You can pick any application window to share in a Stride meeting, or share your entire desktop.


Image: Simon Bisson/ZDNet

As relaxed as Stride is, it’s important to be able to extract key decisions and points from a conversation. The familiar @ convention will highlight an individual, and alert them, while special formatting options indicate whether a message is a decision or an action point. Combining @ mentions and actions is a good way to quickly assign tasks — although again, add-in support should add links to Atlassian’s other collaboration tools and third-party platforms.

If you’re reaching the limits of text-based collaboration Stride includes a built-in video chat service, so you can quickly promote a conversation to a face-to-face chat, with screen-sharing for apps and documents. You can share meetings by emailing a link, or open them from a prompt in a Stride desktop or mobile app. Conferencing is very easy to use, sound quality is good, as is image quality, with minimal lag and easy signals to allow someone to ask questions or to make a point.

App versions of Stride are available for desktops running Windows or macOS, as well as for iOS and Android.


Image: Simon Bisson/ZDNet

You’re not limited to using the web.
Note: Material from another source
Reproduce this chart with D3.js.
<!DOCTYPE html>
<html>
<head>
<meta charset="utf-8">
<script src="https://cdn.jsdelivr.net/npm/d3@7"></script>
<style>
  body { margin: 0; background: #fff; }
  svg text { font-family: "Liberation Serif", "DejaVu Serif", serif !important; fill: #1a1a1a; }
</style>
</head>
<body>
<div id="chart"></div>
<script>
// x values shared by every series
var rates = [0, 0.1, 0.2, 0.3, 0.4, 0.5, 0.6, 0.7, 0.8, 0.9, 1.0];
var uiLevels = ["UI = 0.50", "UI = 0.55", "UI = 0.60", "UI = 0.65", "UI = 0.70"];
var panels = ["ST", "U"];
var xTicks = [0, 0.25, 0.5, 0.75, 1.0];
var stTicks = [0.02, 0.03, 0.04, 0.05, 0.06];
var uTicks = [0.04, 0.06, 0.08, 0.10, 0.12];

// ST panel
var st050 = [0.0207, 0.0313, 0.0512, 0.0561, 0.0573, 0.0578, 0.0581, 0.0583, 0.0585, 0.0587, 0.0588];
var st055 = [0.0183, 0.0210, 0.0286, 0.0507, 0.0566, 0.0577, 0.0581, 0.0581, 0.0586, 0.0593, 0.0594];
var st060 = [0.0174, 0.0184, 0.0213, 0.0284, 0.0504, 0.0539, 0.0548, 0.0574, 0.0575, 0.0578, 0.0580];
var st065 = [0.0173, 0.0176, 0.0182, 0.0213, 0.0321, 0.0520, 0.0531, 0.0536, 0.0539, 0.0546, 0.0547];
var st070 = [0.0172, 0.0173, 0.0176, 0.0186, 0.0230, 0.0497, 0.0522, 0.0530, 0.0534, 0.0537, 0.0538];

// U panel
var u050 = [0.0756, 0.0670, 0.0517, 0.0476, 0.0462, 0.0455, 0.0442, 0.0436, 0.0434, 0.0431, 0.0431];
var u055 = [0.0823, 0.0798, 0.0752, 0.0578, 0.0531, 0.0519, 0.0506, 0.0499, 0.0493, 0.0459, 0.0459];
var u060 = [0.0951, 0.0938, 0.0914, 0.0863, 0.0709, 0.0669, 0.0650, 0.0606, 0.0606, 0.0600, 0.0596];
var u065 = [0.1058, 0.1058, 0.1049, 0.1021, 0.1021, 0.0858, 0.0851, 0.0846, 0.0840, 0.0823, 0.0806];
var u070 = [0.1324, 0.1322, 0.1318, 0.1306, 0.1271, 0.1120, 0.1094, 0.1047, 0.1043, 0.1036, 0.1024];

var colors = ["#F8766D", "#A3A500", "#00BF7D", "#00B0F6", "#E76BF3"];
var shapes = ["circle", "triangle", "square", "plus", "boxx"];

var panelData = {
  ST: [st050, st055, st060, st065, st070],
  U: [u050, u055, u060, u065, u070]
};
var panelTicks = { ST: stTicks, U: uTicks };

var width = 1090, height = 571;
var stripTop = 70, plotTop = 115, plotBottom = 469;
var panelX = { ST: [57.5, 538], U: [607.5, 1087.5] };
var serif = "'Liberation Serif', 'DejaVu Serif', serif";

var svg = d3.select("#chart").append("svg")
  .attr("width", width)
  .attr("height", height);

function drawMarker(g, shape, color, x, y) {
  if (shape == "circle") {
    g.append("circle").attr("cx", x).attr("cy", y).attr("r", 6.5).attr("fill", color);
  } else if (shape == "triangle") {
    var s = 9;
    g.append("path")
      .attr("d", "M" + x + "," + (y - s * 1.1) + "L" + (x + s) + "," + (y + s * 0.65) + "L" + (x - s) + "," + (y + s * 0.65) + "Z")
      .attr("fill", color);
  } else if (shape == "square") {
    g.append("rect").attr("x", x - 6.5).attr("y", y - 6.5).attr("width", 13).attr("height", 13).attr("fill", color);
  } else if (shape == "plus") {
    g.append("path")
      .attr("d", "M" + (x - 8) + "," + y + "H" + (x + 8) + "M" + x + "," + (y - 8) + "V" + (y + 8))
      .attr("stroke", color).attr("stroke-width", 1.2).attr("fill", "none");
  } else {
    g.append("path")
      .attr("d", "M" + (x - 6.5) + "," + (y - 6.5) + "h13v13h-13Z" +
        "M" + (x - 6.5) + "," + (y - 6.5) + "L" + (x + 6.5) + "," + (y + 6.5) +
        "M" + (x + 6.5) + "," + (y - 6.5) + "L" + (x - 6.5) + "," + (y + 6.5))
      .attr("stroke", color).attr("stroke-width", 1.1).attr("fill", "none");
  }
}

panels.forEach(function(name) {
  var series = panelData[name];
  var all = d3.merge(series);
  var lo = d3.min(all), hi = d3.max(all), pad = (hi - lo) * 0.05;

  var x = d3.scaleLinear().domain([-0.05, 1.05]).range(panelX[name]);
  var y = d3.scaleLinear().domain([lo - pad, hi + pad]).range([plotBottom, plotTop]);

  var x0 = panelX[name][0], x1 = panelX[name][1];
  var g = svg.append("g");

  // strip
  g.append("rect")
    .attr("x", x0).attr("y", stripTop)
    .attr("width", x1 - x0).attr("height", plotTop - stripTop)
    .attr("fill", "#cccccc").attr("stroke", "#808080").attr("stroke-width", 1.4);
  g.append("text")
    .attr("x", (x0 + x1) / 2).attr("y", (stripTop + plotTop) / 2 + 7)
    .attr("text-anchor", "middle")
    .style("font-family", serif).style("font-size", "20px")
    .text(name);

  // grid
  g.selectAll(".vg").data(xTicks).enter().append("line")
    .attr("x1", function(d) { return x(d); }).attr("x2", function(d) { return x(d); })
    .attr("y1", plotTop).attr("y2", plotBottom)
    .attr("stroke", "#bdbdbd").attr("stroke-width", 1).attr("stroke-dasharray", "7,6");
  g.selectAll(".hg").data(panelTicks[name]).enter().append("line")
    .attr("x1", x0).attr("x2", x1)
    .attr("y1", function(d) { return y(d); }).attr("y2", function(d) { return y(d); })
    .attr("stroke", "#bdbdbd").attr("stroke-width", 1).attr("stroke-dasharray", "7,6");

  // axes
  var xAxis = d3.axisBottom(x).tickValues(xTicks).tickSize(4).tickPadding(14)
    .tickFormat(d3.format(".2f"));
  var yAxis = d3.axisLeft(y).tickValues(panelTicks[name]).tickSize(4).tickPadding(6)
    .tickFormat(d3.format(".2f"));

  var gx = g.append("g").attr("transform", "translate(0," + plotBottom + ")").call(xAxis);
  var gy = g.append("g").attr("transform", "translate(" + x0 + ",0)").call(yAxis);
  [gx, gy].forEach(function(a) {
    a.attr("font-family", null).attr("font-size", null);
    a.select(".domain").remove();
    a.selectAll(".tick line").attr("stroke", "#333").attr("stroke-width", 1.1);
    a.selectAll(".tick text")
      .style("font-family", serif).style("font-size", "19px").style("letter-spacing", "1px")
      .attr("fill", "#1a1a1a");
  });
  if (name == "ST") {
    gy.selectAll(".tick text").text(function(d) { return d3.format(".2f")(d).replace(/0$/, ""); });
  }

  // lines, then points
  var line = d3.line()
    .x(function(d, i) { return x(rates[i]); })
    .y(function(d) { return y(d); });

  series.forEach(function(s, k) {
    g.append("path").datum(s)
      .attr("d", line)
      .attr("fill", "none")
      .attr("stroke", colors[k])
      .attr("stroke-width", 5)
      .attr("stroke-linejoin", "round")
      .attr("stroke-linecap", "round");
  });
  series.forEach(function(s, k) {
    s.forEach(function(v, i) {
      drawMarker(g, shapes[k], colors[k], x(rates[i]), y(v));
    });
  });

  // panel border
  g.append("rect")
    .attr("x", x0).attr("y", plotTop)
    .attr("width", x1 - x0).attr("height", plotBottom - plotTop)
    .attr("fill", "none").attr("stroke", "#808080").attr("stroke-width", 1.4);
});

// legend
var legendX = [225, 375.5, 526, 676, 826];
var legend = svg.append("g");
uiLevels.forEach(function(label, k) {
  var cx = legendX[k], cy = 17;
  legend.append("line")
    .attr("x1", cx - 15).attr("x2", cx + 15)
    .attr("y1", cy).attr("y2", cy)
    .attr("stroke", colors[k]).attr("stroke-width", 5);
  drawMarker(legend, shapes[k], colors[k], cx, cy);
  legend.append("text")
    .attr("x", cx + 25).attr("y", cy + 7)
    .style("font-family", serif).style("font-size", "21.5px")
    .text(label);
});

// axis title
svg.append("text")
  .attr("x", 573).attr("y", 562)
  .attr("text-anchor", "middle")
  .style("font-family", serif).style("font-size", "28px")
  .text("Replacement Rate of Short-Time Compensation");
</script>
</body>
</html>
Mobile versions of Stride run on iOS and Android, while there are desktop apps for Windows and macOS. Still, the web is the easiest way to get started, as Stride will run in any modern browser. We tested in both Chrome and Edge, and were able to use all the key features, including video chat tools, with no issues.

Stride runs well in any modern web browser: we had no issues in either Edge or Chrome.


Image: Simon Bisson/ZDNet

Conclusions

Perhaps it’s best to think of tools like Stride as alternatives to the email list. Instead of drowning in a waterfall of messages, Stride gives you a chat history that you can dip into, with highlights that let you quickly jump to key areas of a conversation. There’s also the option of switching to a focus mode that sets a status to show what you’re working on and which mutes all incoming messages until you switch back. You can also set ‘busy’ and ‘away’ status, so colleagues can keep track of whether you’re available for a conversation.
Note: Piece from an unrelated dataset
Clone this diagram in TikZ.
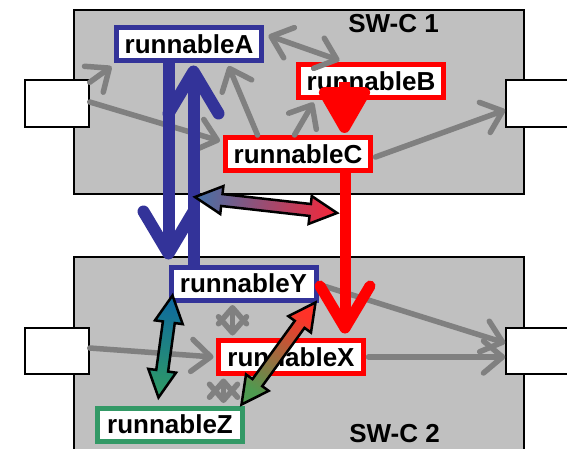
\documentclass[tikz,border=0pt]{standalone}
\usepackage{fontspec}
\setmainfont{Liberation Sans}
\usepackage{tikz}
\usetikzlibrary{arrows.meta,calc,positioning}
\definecolor{swcgrau}{HTML}{C0C0C0}
\definecolor{rblau}{HTML}{333399}
\definecolor{rgruen}{HTML}{339966}
\definecolor{rrot}{HTML}{FF0000}
\definecolor{vblau}{HTML}{4A6FA5}
\definecolor{vrot}{HTML}{F0283C}
\definecolor{vtuerkis}{HTML}{0E6A9E}
\definecolor{vgruen}{HTML}{2E9A66}
\definecolor{voliv}{HTML}{4E9A50}
\definecolor{vrotzwei}{HTML}{FF3228}
\tikzset{
  runnable/.style={draw=#1, fill=white, line width=5pt, minimum width=145pt, minimum height=33pt, inner sep=0pt, font=\fontsize{26}{30}\selectfont\bfseries},
  port/.style={draw=black, fill=white, line width=1.5pt, minimum height=46pt, inner sep=0pt},
  swc/.style={draw=black, fill=swcgrau, line width=1.5pt},
  grau/.style={draw=gray, line width=5.5pt, line cap=round, -{Straight Barb[length=19pt,width=32pt,round]}},
  grauzwei/.style={grau, {Straight Barb[length=16pt,width=28pt,round]}-{Straight Barb[length=16pt,width=28pt,round]}},
  dick/.style={draw=#1, line width=12pt, -{Straight Barb[length=42pt,width=50pt,round]}},
}
% Blockpfeil mit Spitzen an beiden Enden: Start, Ende, Farbe Start, Farbe Ende, Schattierungswinkel
\newcommand{\dblpfeil}[5]{%
  \shade[draw=black, line width=2.5pt, top color=#4, bottom color=#3, shading angle=#5]
    (#1) -- ($(#1)!27pt!(#2)!14pt!90:(#2)$) -- ($(#1)!27pt!(#2)!6pt!90:(#2)$)
    -- ($(#2)!27pt!(#1)!6pt!-90:(#1)$) -- ($(#2)!27pt!(#1)!14pt!-90:(#1)$)
    -- (#2) -- ($(#2)!27pt!(#1)!14pt!90:(#1)$) -- ($(#2)!27pt!(#1)!6pt!90:(#1)$)
    -- ($(#1)!27pt!(#2)!6pt!-90:(#2)$) -- ($(#1)!27pt!(#2)!14pt!-90:(#2)$) -- cycle;}
\begin{document}
\begin{tikzpicture}[x=1pt,y=-1pt]
\useasboundingbox (0,0) rectangle (567,449);
\clip (0,0) rectangle (567,449);
%Softwarekomponenten
\draw[swc] (74,10) rectangle (524,194);
\draw[swc] (74,257) rectangle (524,460);
\node[font=\fontsize{26}{30}\selectfont\bfseries] (swcEins) at (393.5,23.5) {SW-C 1};
\node[font=\fontsize{26}{30}\selectfont\bfseries] (swcZwei) at (394.5,434) {SW-C 2};
%Ports
\node[port, minimum width=64pt, minimum height=47pt] (pL1) at (57,103.5) {};
\node[port, minimum width=74pt, minimum height=47pt] (pR1) at (543,103.5) {};
\node[port, minimum width=64pt] (pL2) at (57,351) {};
\node[port, minimum width=74pt] (pR2) at (543,351) {};
%Runnables
\node[runnable=rblau] (rA) at (189,44.5) {runnableA};
\node[runnable=rrot] (rB) at (371,81) {runnableB};
\node[runnable=rrot] (rC) at (298,154) {runnableC};
\node[runnable=rblau] (rY) at (243.5,283.5) {runnableY};
\node[runnable=rrot] (rX) at (291,357) {runnableX};
\node[runnable=rgruen] (rZ) at (170,424.5) {runnableZ};
%graue Datenfluesse
\draw[grau] ($(pL1.north east)+(0,3)$) -- ($(rA.south west)+(-2.5,3)$);
\draw[grau] ($(pL1.east)+(0,-1.5)$) -- ($(rC.north west)+(-3,6)$);
\draw[grau] ($(rC.north west)+(34.5,0)$) -- ($(rA.south east)+(-35.5,2.5)$);
\draw[grau] ($(rC.north west)+(71.5,0)$) -- ($(rB.south west)+(17.5,2.5)$);
\draw[grau,{Straight Barb[length=19pt,width=32pt,round]}-{Straight Barb[length=19pt,width=32pt,round]}] ($(rA.north east)+(4.5,10)$) -- ($(rB.north west)+(43.5,-1.5)$);
\draw[grau] ($(rC.east)+(2.5,3)$) -- ($(pR1.west)+(0,6.5)$);
\draw[grau] ($(pL2.east)+(0,-3)$) -- ($(rX.west)+(-2.5,0)$);
\draw[grau] ($(rX.east)+(2.5,0)$) -- ($(pR2.west)+(0,6)$);
\draw[grau] ($(rY.east)+(2,1.5)$) -- ($(pR2.west)+(0,-8)$);
\draw[grauzwei] ($(rY.south west)+(64,2.5)$) -- ($(rX.north west)+(16.5,-2.5)$);
\draw[grauzwei] ($(rX.south west)+(7.5,2.5)$) -- ($(rZ.north west)+(128.5,-2.5)$);
%dicke Pfeile
\draw[dick=rblau] ($(rA.south west)+(54.5,0)$) -- ($(rY.north west)+(0,-5)$);
\draw[dick=rblau] ($(rY.north west)+(25,0)$) -- ($(rA.south west)+(79.5,2)$);
\draw[draw=rrot, fill=rrot, line width=11pt, -{Triangle[length=52pt,width=56pt,round]}] ($(rB.south west)+(48.5,-18)$) -- ($(rC.north west)+(121.5,-2)$);
\draw[dick=rrot, line width=11pt] ($(rC.south east)+(-28,0)$) -- ($(rX.north east)+(-21,-4.5)$);
%Blockpfeile mit Farbverlauf
\coordinate (tL) at (195,197);
\coordinate (tR) at (337,213);
\coordinate (yL) at ($(rY.south west)+(4,-7)$);
\coordinate (zL) at ($(rZ.north west)+(63.5,-8)$);
\coordinate (yR) at ($(rY.south east)+(-3,0)$);
\coordinate (zR) at ($(rZ.north east)+(-3.5,-1)$);
\dblpfeil{tL}{tR}{vblau}{vrot}{-96.5}
\dblpfeil{yL}{zL}{vtuerkis}{vgruen}{-187.5}
\dblpfeil{yR}{zR}{vrotzwei}{voliv}{-214.7}
\end{tikzpicture}
\end{document}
It’s hard not to compare Stride to tools like Slack or Teams, but Atlassian is clearly trying to do something different here. While Stride brings a more relaxed and casual approach to collaboration, the real promise is in its prospective integration with the rest of Atlassian’s portfolio. Where Slack is a standalone tool, Stride feels more like part of a larger whole — part of the glue bringing all the elements of a modern agile development toolchain together.